Maritime experts have said that Nigeria is losing a sum of $9.2bn annually to foreign shipping lines that are handling cargo that a national fleet is supposed to handle.
A former Chairman of the National Fleet Implementation Committee, Hassan Bello, who disclosed on Friday at the inauguration of the new executives of the Shipowners Association of Nigeria in Lagos, maintained that the national fleet should be an initiative of the private sector.
“$9.2bn lost annually to foreigners. This is trade that goes to foreign-owned shipping companies or carriers. You could imagine what that could do to our economy if we had a national fleet. The national fleet should be an initiative of the private sector but the government should encourage it,” Bello said.
Bello, a former executive secretary of the Nigerian Shippers Council, stated that all the earnings that were supposed to come Nigeria now go to foreigners, creating employment for them.
He reiterated the importance of having indigenous participation in international trade.
“You know the significance of having indigenous participation in international trade. 90 per cent of international trade is done through the sea, carried by ships from one country to another.
“And we have been missing in action, that’s the whole problem. We need to be elusive, unequivocal, and deliberate in our efforts. And that is why it is important for this association. We will see it as one of the efforts to take us out of the dungeons,” he asserted..

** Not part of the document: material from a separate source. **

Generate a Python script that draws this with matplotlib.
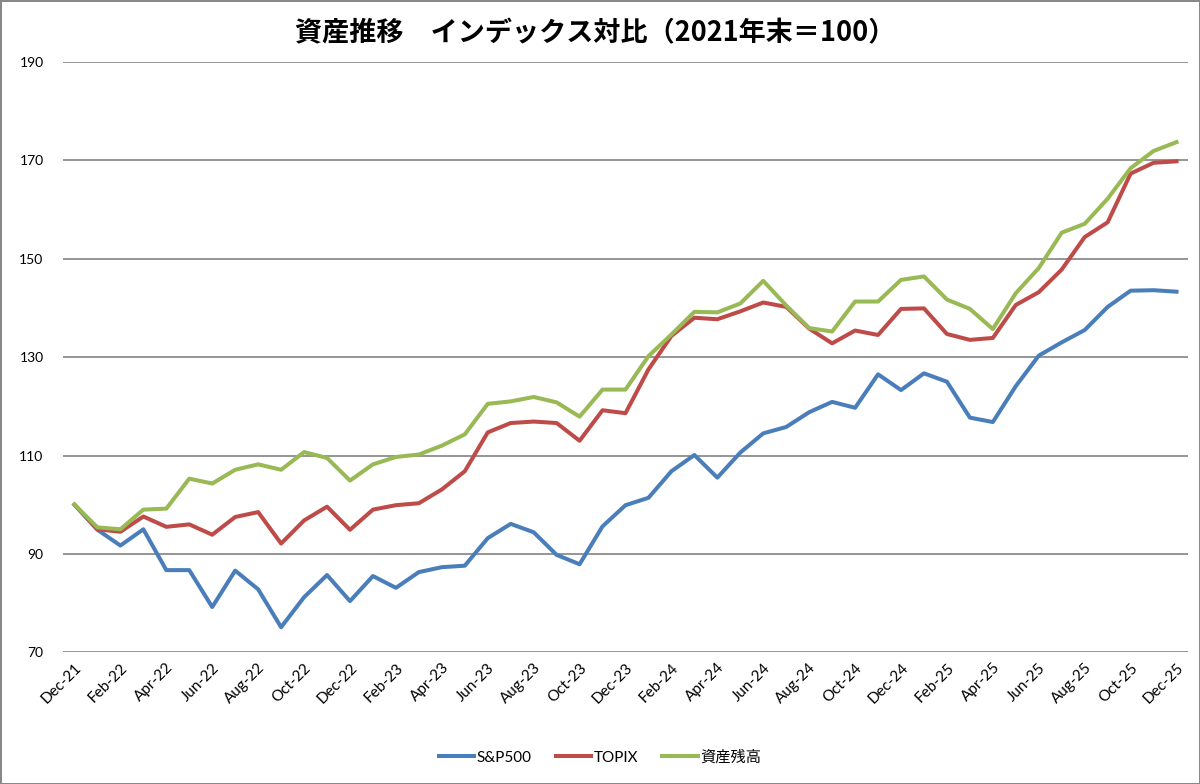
import matplotlib
matplotlib.use("Agg")
import matplotlib.pyplot as plt

plt.rcParams['font.family'] = ['Lato', 'Noto Sans CJK JP', 'DejaVu Sans']

# month labels Dec-21 .. Dec-25
months = ["Jan", "Feb", "Mar", "Apr", "May", "Jun",
          "Jul", "Aug", "Sep", "Oct", "Nov", "Dec"]
labels = []
for k in range(49):
    m = (11 + k) % 12
    yr = 21 + (11 + k) // 12
    labels.append(f"{months[m]}-{yr}")

sp500 = [100.0, 94.9, 91.7, 95.0, 86.7, 86.7, 79.2, 86.6, 82.8, 75.1,
         81.2, 85.7, 80.4, 85.5, 83.1, 86.3, 87.3, 87.6, 93.2, 96.1,
         94.4, 89.8, 87.9, 95.6, 99.9, 101.4, 106.8, 110.1, 105.5, 110.6,
         114.5, 115.8, 118.8, 120.9, 119.7, 126.5, 123.3, 126.7, 125.0, 117.7,
         116.8, 124.1, 130.3, 133.0, 135.5, 140.2, 143.5, 143.6, 143.3]

topix = [100.0, 95.0, 94.5, 97.6, 95.5, 96.0, 93.9, 97.5, 98.5, 92.1,
         96.8, 99.6, 94.9, 99.0, 99.9, 100.3, 103.1, 106.8, 114.7, 116.6,
         116.9, 116.6, 113.0, 119.2, 118.6, 127.5, 134.3, 138.0, 137.7, 139.3,
         141.1, 140.2, 135.8, 132.8, 135.4, 134.5, 139.8, 139.9, 134.7, 133.5,
         133.9, 140.6, 143.2, 147.8, 154.4, 157.4, 167.3, 169.5, 169.8]

assets = [100.0, 95.4, 95.0, 99.0, 99.2, 105.3, 104.3, 107.1, 108.2, 107.1,
          110.7, 109.5, 104.9, 108.2, 109.7, 110.2, 112.0, 114.3, 120.5, 121.0,
          121.9, 120.8, 117.9, 123.4, 123.4, 130.2, 134.6, 139.2, 139.1, 140.9,
          145.5, 140.5, 135.9, 135.2, 141.3, 141.3, 145.7, 146.4, 141.7, 139.8,
          135.7, 143.0, 148.1, 155.3, 157.1, 162.2, 168.4, 171.9, 173.7]

x = list(range(len(labels)))

fig = plt.figure(figsize=(12, 7.84), dpi=100)
fig.patch.set_edgecolor('#888888')
fig.patch.set_linewidth(2)
ax = fig.add_axes([0.0525, 0.168, 0.9375, 0.753])

ax.plot(x, sp500, color='#4a7ebb', lw=2.9, label='S&P500', solid_joinstyle='round')
ax.plot(x, topix, color='#be4b48', lw=2.9, label='TOPIX', solid_joinstyle='round')
ax.plot(x, assets, color='#98b954', lw=2.9, label='資産残高', solid_joinstyle='round')

ax.set_xlim(-0.5, 48.5)
ax.set_ylim(70, 190)
ax.set_yticks(range(70, 191, 20))
ax.grid(axis='y', color='#8c8c8c', lw=1.3)
ax.set_axisbelow(True)
for s in ax.spines.values():
    s.set_visible(False)

ax.set_xticks(x[::2])
ax.set_xticklabels(labels[::2], rotation=45, ha='right', rotation_mode='anchor')
ax.tick_params(axis='both', length=0, labelsize=11, colors='black')
ax.tick_params(axis='y', labelsize=10, pad=14)
ax.tick_params(axis='x', pad=6)

fig.suptitle('資産推移\u3000インデックス対比（2021年末＝100）', x=0.496, y=0.975,
             fontsize=19.5, fontweight='bold', family=['Noto Sans CJK JP'])

fig.legend(loc='center', bbox_to_anchor=(0.5, 0.034), ncol=3, frameon=False,
           fontsize=11, handlelength=2.3, columnspacing=1.6, handletextpad=0.15)

fig.savefig('out.png', dpi=100)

The former executive secretary of the Nigerian Shippers Council lamented that Nigeria operated a monoeconomy, wholly dependent on the export of a single commodity, which is crude oil.
“We have to own and operate indigenous tonnage, purely private sector driven by providing incentives that are the function of a government, friendly operating climate, like tax holidays, and a wide range of very important incentives, which other countries have used. We have no time to do that. We are talking about tax holidays. We are talking about fiscal policies, legal, and the policy changes,” he stated.
Also, the immediate past President of the SOAN, Dr McGeorge Onyung, expressed disappointment that Nigeria was not capitalising on the $14tn ocean economy.
Onyung, who is also the Managing Director of Jevkon Oil & Gas, declared that by ferrying equipment and materials needed for the Lagos-Calabar rail line project from China, Nigeria inadvertently enriched Chinese shipowners instead of retaining that freight money within the country.
“The economy of this country would not improve if we don’t diversify into the ocean economy. The fact is very clear that without shipping, there is no shopping. If you don’t remember anything today, please remember that without shipping, there is no shopping.
“Now, we are building a railway from Lagos to Calabar. I don’t know how much that will cost. I don’t know how long it will take. But all the wagons and the rails must come from China, wherever, by sea. And it should be ships that should bring them in. So, we should start making the money before the railway is constructed,” he averred.
Meanwhile, the new President of SOAN, Sonny Eja, lamented that poor ship acquisition was affecting the nation’s maritime sector.
He, however, said the association would work together to navigate the complexities of a rapidly evolving landscape and surmount the multifaceted issues plaguing shipping, especially, ship acquisition.